Nesse período, trabalhei longos anos em Brasília, a cargo dos megaeventos esportivos internacionais que o Brasil sediou na chamada ¨Década do Esporte¨, sempre estudando e pintando em meu tempo livre.
No trabalho, fui promovida a Ministra de Primeira Classe em 2014, e tive a oportunidade de servir em um dos mais belos países da América Central: a Guatemala, em 2019. O país inspirou um conjunto de pinturas sobre a parte mais vulnerável, mas também a mais significativa daquele país: a população descendente da antiga civilização Maya, manancial extraordinário da diversidade cultural humana. As cores intensas e surpreendentes e a cosmogonia de enorme singularidade da Guatemala, pintados por uma brasileira, suscitaram convites para montar a exposição Guatemaya Sublime, no Centro Cultural da Embaixada do México na Guatemala, em 2022. Com a mostra, busquei transmitir a mensagem de assombro e conexão, respeito à diversidade cultural e aos conhecimentos dos povos originários.
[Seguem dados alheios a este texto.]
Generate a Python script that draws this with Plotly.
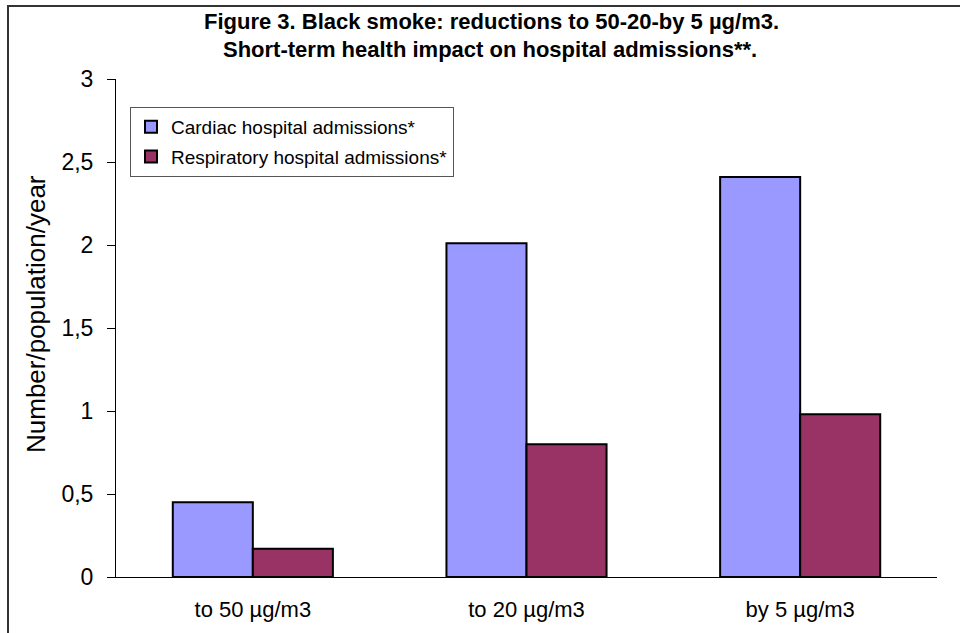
import plotly.graph_objects as go

categories = ["to 50 µg/m3", "to 20 µg/m3", "by 5 µg/m3"]
cardiac = [0.45, 2.01, 2.41]
respiratory = [0.17, 0.80, 0.98]
series_names = ["Cardiac hospital admissions*", "Respiratory hospital admissions*"]
ytick_vals = [0, 0.5, 1, 1.5, 2, 2.5, 3]
ytick_text = ["0", "0,5", "1", "1,5", "2", "2,5", "3"]
title_lines = ["Figure 3. Black smoke: reductions to 50-20-by 5 µg/m3.",
               "Short-term health impact on hospital admissions**."]
ytitle = "Number/population/year"

FONT = "Liberation Sans, Arial, sans-serif"
W, H = 960, 633
L, R, T, B = 116, 23, 79, 56
pw, ph = W - L - R, H - T - B

def px_x(x):
    return (x - L) / pw

def px_y(y):
    return (H - B - y) / ph

fig = go.Figure()
fig.add_trace(go.Bar(x=categories, y=cardiac, name=series_names[0], legendgroup="c",
                     marker=dict(color="#9999FF", line=dict(color="black", width=2))))
fig.add_trace(go.Bar(x=categories, y=respiratory, name=series_names[1], legendgroup="r",
                     marker=dict(color="#993366", line=dict(color="black", width=2))))

annotations = [
    dict(text=ytitle, textangle=-90, x=px_x(36), y=px_y(314),
         xref="paper", yref="paper", showarrow=False,
         font=dict(size=26), xanchor="center", yanchor="middle"),
    dict(text="<b>" + title_lines[0] + "</b>", x=px_x(491), y=px_y(22),
         xref="paper", yref="paper", showarrow=False,
         font=dict(size=22), xanchor="center", yanchor="middle"),
    dict(text="<b>" + title_lines[1] + "</b>", x=px_x(490), y=px_y(50),
         xref="paper", yref="paper", showarrow=False,
         font=dict(size=22), xanchor="center", yanchor="middle"),
]

fig.update_layout(
    width=W, height=H,
    margin=dict(l=L, r=R, t=T, b=B),
    paper_bgcolor="white", plot_bgcolor="white",
    barmode="group", bargap=0.415, bargroupgap=0,
    font=dict(family=FONT, color="black"),
    showlegend=True,
    legend=dict(x=px_x(130), y=px_y(107), xanchor="left", yanchor="top",
                bordercolor="#555555", borderwidth=1, bgcolor="white",
                font=dict(size=19), itemwidth=30, tracegroupgap=2),
    xaxis=dict(showline=True, linecolor="black", linewidth=1, ticks="",
               tickfont=dict(size=22), showgrid=False, zeroline=False,
               ticklabelstandoff=13),
    yaxis=dict(range=[0, 3], tickvals=ytick_vals, ticktext=ytick_text,
               showline=True, linecolor="black", linewidth=1,
               ticks="outside", ticklen=8, tickcolor="black",
               tickfont=dict(size=23), showgrid=False, zeroline=False,
               ticklabelstandoff=9),
    annotations=annotations,
    shapes=[dict(type="rect", xref="paper", yref="paper",
                 x0=px_x(8), x1=px_x(975), y0=px_y(650), y1=px_y(6),
                 line=dict(color="#333333", width=2), fillcolor="rgba(0,0,0,0)",
                 layer="below")],
)

fig.write_html("out.html", config={"displayModeBar": False},
               post_script="document.body.style.margin='0';")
Na Espanha, desde janeiro de 2023, desenvolvo um trabalho na pintura sensível ao entorno e centrado no vínculo histórico, simbólico e afetivo com a América Latina, uma relação que, até chegar aqui, observava à distância, mas que aqui cobrou uma importância capital para entender melhor o próprio Brasil, e traduzir em imagens o que as palavras não alcançam.
Finalmente, meu objetivo como pintora e artista, dublê de diplomata, é fazer de cada imagem que projeto e pinto uma obra conectada com as tensões contemporâneas da política, do migrante, do vulnerável, da reação íntima e emocional dos indivíduos a um mundo em transição, a fim de fazer, de cada quadro, uma celebração de um humanismo de raiz iluminista e poética, que aponta para a única forma de vivermos com dignidade, respeito mútuo e sustentabilidade no futuro.